**** Records for this exercise ****

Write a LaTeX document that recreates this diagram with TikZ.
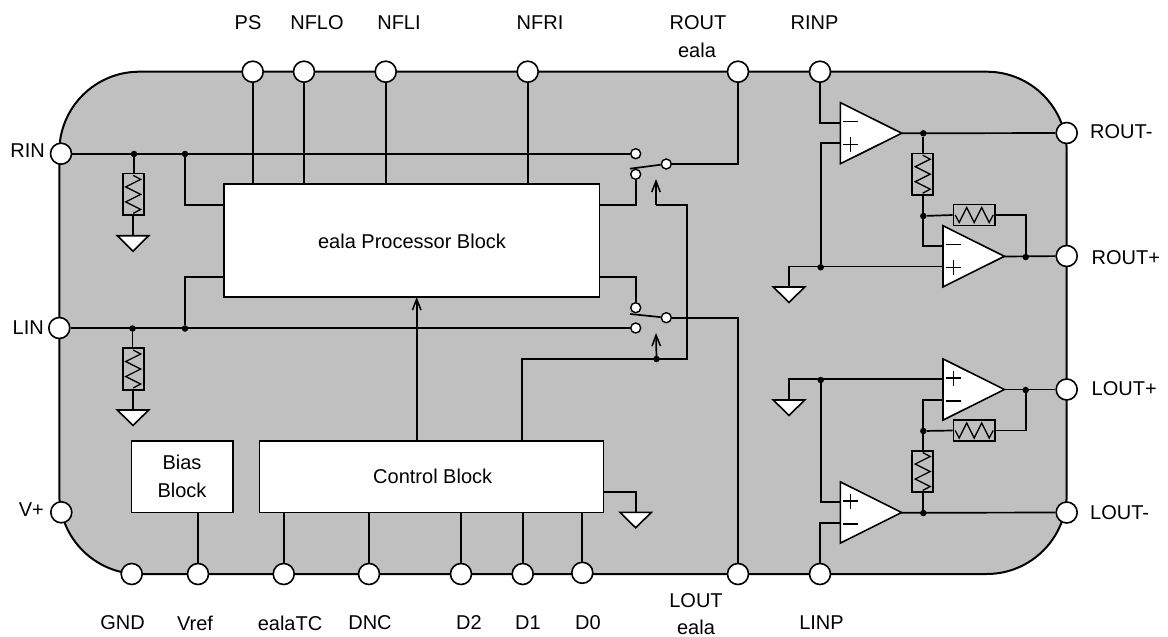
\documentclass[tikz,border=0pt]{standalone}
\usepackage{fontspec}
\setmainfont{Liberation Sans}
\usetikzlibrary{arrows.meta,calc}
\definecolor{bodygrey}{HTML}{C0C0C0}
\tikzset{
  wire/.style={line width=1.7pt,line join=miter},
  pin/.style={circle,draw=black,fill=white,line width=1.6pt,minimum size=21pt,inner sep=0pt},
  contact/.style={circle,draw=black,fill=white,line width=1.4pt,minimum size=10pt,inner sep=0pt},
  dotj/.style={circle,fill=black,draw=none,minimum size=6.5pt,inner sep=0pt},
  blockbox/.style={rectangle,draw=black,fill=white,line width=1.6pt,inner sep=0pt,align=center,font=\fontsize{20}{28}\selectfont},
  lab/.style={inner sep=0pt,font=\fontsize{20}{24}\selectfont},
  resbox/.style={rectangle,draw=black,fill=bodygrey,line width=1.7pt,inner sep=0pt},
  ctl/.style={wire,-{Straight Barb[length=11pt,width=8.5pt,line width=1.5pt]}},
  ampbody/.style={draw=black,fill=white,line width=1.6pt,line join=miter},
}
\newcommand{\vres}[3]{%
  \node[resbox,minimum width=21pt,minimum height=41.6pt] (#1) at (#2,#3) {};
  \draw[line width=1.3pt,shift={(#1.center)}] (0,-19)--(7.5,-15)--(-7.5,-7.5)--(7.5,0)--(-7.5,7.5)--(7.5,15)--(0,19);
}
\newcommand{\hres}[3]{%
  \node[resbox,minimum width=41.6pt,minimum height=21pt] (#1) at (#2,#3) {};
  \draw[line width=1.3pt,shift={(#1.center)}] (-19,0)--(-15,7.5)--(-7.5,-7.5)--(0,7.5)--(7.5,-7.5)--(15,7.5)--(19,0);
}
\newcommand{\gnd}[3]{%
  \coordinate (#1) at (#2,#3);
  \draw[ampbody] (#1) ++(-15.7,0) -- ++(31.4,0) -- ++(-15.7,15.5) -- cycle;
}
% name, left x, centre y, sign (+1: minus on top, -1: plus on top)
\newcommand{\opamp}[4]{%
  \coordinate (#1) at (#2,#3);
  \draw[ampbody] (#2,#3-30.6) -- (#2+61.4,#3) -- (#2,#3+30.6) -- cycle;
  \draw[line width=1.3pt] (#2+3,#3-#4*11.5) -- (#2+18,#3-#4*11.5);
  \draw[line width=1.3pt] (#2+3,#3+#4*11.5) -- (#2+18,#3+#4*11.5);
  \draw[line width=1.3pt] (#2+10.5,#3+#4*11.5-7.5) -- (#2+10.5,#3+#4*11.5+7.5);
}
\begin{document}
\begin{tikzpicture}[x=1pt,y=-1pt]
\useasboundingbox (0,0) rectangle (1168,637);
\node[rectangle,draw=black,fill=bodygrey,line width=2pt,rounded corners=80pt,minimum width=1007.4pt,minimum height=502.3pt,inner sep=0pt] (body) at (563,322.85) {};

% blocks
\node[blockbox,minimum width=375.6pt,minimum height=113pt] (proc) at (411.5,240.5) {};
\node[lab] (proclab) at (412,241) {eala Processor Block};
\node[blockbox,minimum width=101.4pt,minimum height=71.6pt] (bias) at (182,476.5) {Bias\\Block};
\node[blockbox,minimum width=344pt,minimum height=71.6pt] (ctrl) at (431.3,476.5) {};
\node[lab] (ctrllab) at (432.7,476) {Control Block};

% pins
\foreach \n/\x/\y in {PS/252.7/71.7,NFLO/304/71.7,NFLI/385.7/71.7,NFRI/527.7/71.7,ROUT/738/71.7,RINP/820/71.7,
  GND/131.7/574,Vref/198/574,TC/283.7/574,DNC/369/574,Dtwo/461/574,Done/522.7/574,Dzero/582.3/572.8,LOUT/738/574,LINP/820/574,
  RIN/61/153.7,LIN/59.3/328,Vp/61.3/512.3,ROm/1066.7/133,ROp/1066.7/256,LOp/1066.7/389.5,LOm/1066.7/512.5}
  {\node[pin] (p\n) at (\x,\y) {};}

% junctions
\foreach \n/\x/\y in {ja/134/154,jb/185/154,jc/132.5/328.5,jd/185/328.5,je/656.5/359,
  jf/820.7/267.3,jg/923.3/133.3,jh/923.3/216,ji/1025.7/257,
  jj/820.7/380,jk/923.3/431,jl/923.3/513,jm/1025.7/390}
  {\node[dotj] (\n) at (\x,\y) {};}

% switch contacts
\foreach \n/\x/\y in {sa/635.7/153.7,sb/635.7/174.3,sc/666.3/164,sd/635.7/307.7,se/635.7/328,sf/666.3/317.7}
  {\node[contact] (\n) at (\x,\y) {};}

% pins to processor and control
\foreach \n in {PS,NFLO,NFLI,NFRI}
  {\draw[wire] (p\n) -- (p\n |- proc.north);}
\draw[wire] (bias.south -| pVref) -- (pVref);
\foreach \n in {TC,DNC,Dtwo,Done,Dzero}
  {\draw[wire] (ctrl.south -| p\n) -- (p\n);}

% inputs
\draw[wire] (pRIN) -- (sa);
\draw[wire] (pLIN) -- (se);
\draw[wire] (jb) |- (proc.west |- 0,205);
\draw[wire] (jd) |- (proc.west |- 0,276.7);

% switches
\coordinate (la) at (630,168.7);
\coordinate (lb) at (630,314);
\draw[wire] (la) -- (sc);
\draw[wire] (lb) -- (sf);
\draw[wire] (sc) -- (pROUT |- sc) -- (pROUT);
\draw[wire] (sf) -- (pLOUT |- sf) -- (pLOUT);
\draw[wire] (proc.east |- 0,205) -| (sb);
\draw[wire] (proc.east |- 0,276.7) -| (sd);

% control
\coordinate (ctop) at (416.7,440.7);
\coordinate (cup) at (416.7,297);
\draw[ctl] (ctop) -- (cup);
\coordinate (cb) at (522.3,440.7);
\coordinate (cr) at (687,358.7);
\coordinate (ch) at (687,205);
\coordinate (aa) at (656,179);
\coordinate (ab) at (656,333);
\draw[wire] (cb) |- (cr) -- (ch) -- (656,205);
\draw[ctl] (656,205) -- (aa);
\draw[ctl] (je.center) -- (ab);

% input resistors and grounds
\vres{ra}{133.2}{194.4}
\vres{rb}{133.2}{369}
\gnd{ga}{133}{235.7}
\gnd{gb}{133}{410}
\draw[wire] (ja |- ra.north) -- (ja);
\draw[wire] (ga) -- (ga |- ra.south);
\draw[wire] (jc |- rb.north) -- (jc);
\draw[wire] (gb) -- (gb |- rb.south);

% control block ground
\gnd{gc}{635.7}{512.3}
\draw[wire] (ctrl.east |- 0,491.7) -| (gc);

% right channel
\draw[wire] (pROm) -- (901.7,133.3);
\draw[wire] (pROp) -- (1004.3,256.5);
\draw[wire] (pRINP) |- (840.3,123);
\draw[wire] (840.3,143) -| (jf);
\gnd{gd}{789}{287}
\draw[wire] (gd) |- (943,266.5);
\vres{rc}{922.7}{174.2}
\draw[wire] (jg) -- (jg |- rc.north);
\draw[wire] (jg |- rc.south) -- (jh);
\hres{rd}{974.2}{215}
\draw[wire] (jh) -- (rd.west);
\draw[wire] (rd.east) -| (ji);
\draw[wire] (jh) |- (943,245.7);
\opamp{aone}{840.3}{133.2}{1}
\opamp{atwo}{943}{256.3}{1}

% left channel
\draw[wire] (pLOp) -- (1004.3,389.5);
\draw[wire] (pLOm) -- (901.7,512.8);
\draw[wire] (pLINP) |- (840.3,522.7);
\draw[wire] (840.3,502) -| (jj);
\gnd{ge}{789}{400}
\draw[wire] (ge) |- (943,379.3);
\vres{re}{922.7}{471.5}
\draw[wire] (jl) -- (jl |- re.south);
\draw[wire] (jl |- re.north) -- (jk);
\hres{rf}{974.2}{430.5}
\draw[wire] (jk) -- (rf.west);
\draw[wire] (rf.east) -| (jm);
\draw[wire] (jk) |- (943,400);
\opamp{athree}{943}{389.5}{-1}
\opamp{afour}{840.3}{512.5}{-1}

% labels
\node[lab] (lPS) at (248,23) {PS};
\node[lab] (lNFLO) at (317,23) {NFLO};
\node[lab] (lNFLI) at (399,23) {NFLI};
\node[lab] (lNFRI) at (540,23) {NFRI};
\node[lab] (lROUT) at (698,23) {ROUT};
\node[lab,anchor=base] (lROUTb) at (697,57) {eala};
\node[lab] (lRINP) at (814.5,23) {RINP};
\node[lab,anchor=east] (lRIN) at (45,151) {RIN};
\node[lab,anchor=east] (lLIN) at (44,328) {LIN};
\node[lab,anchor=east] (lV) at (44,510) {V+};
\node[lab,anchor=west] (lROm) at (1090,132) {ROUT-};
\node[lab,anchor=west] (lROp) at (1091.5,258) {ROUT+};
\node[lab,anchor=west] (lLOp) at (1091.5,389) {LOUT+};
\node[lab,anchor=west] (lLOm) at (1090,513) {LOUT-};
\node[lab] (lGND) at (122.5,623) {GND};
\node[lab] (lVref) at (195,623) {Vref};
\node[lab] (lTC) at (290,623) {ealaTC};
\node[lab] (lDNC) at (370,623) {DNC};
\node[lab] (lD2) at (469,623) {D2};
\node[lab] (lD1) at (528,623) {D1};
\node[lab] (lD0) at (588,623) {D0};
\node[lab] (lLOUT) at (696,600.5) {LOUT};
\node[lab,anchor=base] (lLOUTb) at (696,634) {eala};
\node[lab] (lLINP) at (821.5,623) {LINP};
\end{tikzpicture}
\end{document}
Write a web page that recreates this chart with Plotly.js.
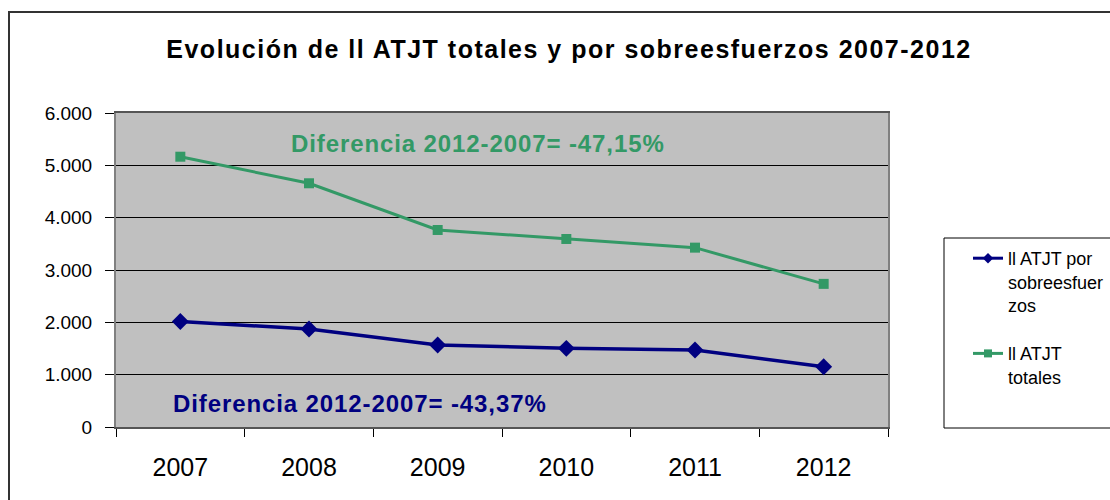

****

▶ Your instructions
Say how many lines of the listing above contain "that", with no other words.

▶ Expected answer
2